​Post Power Syndrome

​Post Power Syndrome Prof. Dr. Rochmat Wahab. foto: ist

Oleh: Prof Dr Rochmat Wahab

Pada hakekatnya manusia bermula dari lahir, tumbuh dan berkembang mencapai puncak, menurun dan berakhir dengan wafat. Inilah sunnatullah, normalnya manusia, walau pada prakteknya ada juga yang dipanggil Allah SWT, sejak lahir, usia anak dan remaja, dewasa, dan di usia senja. Semuanya itu tidak lepas dari taqdir-Nya. Di antara proses kehidupan ini yang menarik adalah tidak semua orang yang turun dari puncak karir memiliki kesiapan yang cukup dan sehat, sehingga menjadi post-power syndrom.

Post-power syndrome adalah gejala yang terjadi yang mana penderita hidup dalam bayang-bayang kebesaran masa lalunya (pangkat, jabatan, kesuksesannya, kecantikannya, ketampanannya, atau hal yang lain), dan seakan-akan tidak bisa menerima realita yang ada saat ini. Pada masa lalu dan sebelumnya mendapatkan posisi yang membanggakan, tetapi saat ini posisi itu lepas dan dalam keadaan yang tidak ada yang dibanggakan. Hidup biasa seperti orang kebanyakan. Namun kadang-kadang tampilannya seperti pada saat berada pada posisi sebelumnya.

Post-power syndromes tidaklah datang tiba-tiba, melainkan disebabkan oleh sejumlah faktor. Yaitu faktor stressor fisik, faktor stressor psikologis, dan faktos usia. Namun yang lebih umum dapat dilihat bahwa penyebab post-power syndromes adalah datangnya usia pensiun, di samping turunnya dari jabatan tertentu.

Walaupun secara luas bisa dimaklumi bahwa orang yang biasanya memiliki aktivitas penting, tiba-tiba berhenti, apakah karena sakit atau dihentikan dari aktivitas, tetapi tidak siap menjadi orang biasa. Memang post-power syndromes itu bisa dari faktor eksternal dan internal. Tetapi yang lebih berat itu faktor internal yang disebabkan oleh ketidaksiapannya menerima kenyataannya.

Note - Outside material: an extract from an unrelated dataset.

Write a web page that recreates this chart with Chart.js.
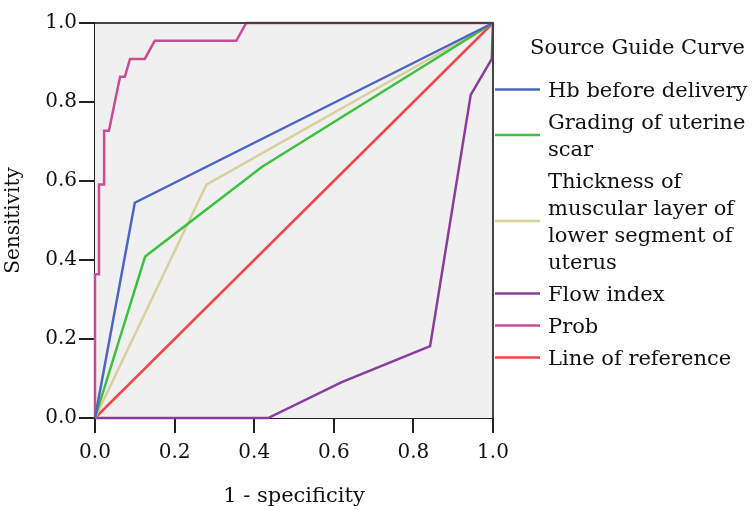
<!DOCTYPE html>
<html>
<head>
<meta charset="utf-8">
<script src="https://cdn.jsdelivr.net/npm/chart.js@4.4.1/dist/chart.umd.min.js"></script>
<style>
  body { margin: 0; background: #fff; }
  #chart-container { width: 754px; height: 510px; }
</style>
</head>
<body>
<div id="chart-container"><canvas id="chart"></canvas></div>
<script>
// ROC curves, x = 1 - specificity, y = sensitivity
const hbX = [0, 0.10, 1];
const hbY = [0, 0.545, 1];
const scarX = [0, 0.126, 0.42, 1];
const scarY = [0, 0.409, 0.636, 1];
const thickX = [0, 0.28, 1];
const thickY = [0, 0.591, 1];
const flowX = [0, 0.435, 0.62, 0.842, 0.944, 0.997, 1];
const flowY = [0, 0, 0.091, 0.182, 0.818, 0.909, 1];
const probX = [0, 0, 0.01, 0.01, 0.023, 0.023, 0.035, 0.063, 0.075, 0.088, 0.125, 0.15, 0.355, 0.38, 1];
const probY = [0, 0.364, 0.364, 0.591, 0.591, 0.727, 0.727, 0.864, 0.864, 0.909, 0.909, 0.955, 0.955, 1, 1];
const refX = [0, 1];
const refY = [0, 1];

const seriesLabels = [
  'Hb before delivery',
  'Grading of uterine\nscar',
  'Thickness of\nmuscular layer of\nlower segment of\nuterus',
  'Flow index',
  'Prob',
  'Line of reference'
];
const seriesColors = ['#4a66c0', '#3cc040', '#d6d09c', '#8a3c9c', '#cc4c94', '#f04848'];
const legendTitle = 'Source Guide Curve';
const tickLabels = ['0.0', '0.2', '0.4', '0.6', '0.8', '1.0'];

const FONT = '"DejaVu Serif", serif';

function pts(xs, ys) {
  return xs.map((x, i) => ({ x: x, y: ys[i] }));
}

const allSeries = [
  pts(hbX, hbY), pts(scarX, scarY), pts(thickX, thickY),
  pts(flowX, flowY), pts(probX, probY), pts(refX, refY)
];

const plotFrame = {
  id: 'plotFrame',
  beforeDatasetsDraw(chart) {
    const { ctx, chartArea: a } = chart;
    ctx.save();
    ctx.fillStyle = '#f0f0f0';
    ctx.fillRect(a.left, a.top, a.right - a.left, a.bottom - a.top);
    ctx.restore();
  },
  afterDatasetsDraw(chart) {
    const { ctx, chartArea: a } = chart;
    ctx.save();
    ctx.strokeStyle = '#444';
    ctx.lineWidth = 2;
    ctx.beginPath();
    ctx.moveTo(a.left, a.top);
    ctx.lineTo(a.right, a.top);
    ctx.lineTo(a.right, a.bottom);
    ctx.stroke();
    ctx.restore();
  }
};

const sideLegend = {
  id: 'sideLegend',
  afterDraw(chart) {
    const ctx = chart.ctx;
    ctx.save();
    ctx.font = '21px ' + FONT;
    ctx.fillStyle = '#111';
    ctx.textBaseline = 'middle';
    ctx.fillText(legendTitle, 530, 49);
    const lineH = 27, gap = 5;
    let top = 76;
    chart.data.datasets.forEach(ds => {
      const lines = ds.label.split('\n');
      const h = lines.length * lineH;
      ctx.strokeStyle = ds.borderColor;
      ctx.lineWidth = 2.5;
      ctx.beginPath();
      ctx.moveTo(495, top + h / 2);
      ctx.lineTo(540, top + h / 2);
      ctx.stroke();
      lines.forEach((ln, i) => {
        ctx.fillText(ln, 548, top + lineH * i + lineH / 2 + 2);
      });
      top += h + gap;
    });
    ctx.restore();
  }
};

const ctx = document.getElementById('chart');
ctx.width = 754;
ctx.height = 510;

new Chart(ctx, {
  type: 'scatter',
  data: {
    datasets: allSeries.map((d, i) => ({
      label: seriesLabels[i],
      data: d,
      showLine: true,
      borderColor: seriesColors[i],
      backgroundColor: seriesColors[i],
      borderWidth: 2.5,
      pointRadius: 0,
      tension: 0,
      clip: 4
    }))
  },
  options: {
    responsive: false,
    animation: false,
    layout: { padding: { top: 23, right: 261, left: 0, bottom: 0 } },
    plugins: {
      legend: { display: false },
      tooltip: { enabled: false }
    },
    scales: {
      x: {
        type: 'linear',
        min: 0, max: 1,
        afterFit(scale) { scale.height = 92; },
        ticks: {
          stepSize: 0.2,
          padding: 8,
          color: '#111',
          font: { family: FONT, size: 20 },
          callback: (v) => tickLabels[Math.round(v * 5)]
        },
        grid: { drawOnChartArea: false, drawTicks: true, tickLength: 15, color: '#222', lineWidth: 2 },
        border: { display: true, color: '#222', width: 2 },
        title: {
          display: true,
          text: '1 - specificity',
          color: '#111',
          font: { family: FONT, size: 21 },
          padding: { top: 0, bottom: 1 }
        }
      },
      y: {
        type: 'linear',
        min: 0, max: 1,
        afterFit(scale) { scale.width = 95; },
        ticks: {
          stepSize: 0.2,
          padding: 2,
          color: '#111',
          font: { family: FONT, size: 20 },
          callback: (v) => tickLabels[Math.round(v * 5)]
        },
        grid: { drawOnChartArea: false, drawTicks: true, tickLength: 16, color: '#222', lineWidth: 2 },
        border: { display: true, color: '#222', width: 2 },
        title: {
          display: true,
          text: 'Sensitivity',
          color: '#111',
          font: { family: FONT, size: 20 },
          padding: { top: 2, bottom: 0 }
        }
      }
    }
  },
  plugins: [plotFrame, sideLegend]
});

document.getElementById('chart-container').style.width = '754px';
document.getElementById('chart-container').style.height = '510px';
</script>
</body>
</html>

Kehadiran post-power syndromes itu tidak bisa dilepaskan dari cara pandang terhadap jabatan, pangkat, atau apapun yang membuat berada pada posisi terhormat. Jika posisi ini dianggap sebagai suatu keagungan atau kebesaran atau kehormatan, sehingga bisa dijadikan claim sesuatu untuk bisa disombongkan atau sebagai alasan untuk takabbur, maka sehabis turun dari posisi tersebut cenderung memiliki potensi post-power syndromes.

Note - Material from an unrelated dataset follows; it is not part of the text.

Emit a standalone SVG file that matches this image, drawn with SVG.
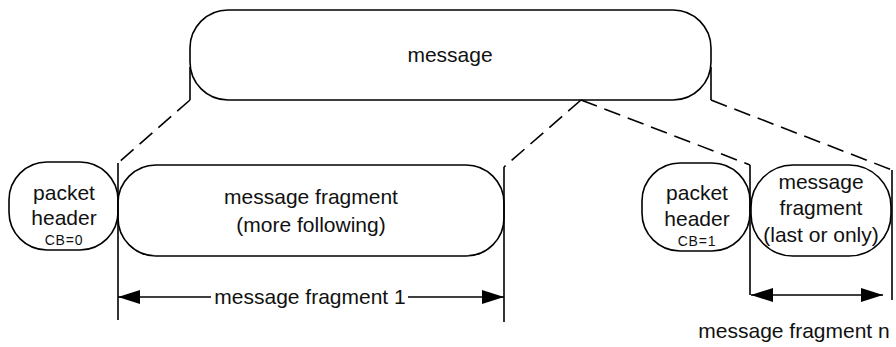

Namun jika posisi atau jabatan itu sebagai amanah yang harus dipertanggungjawabkan, maka orang itu akan bekerja dengan adil dan selalu melayani, yang pada akhirnya akan siap sekali menjadi orang biasa dan insya Allah terjauhkan dari post-power syndromes. Dengan begitu bahwa post power syndromes itu cenderung diciptakan sendiri.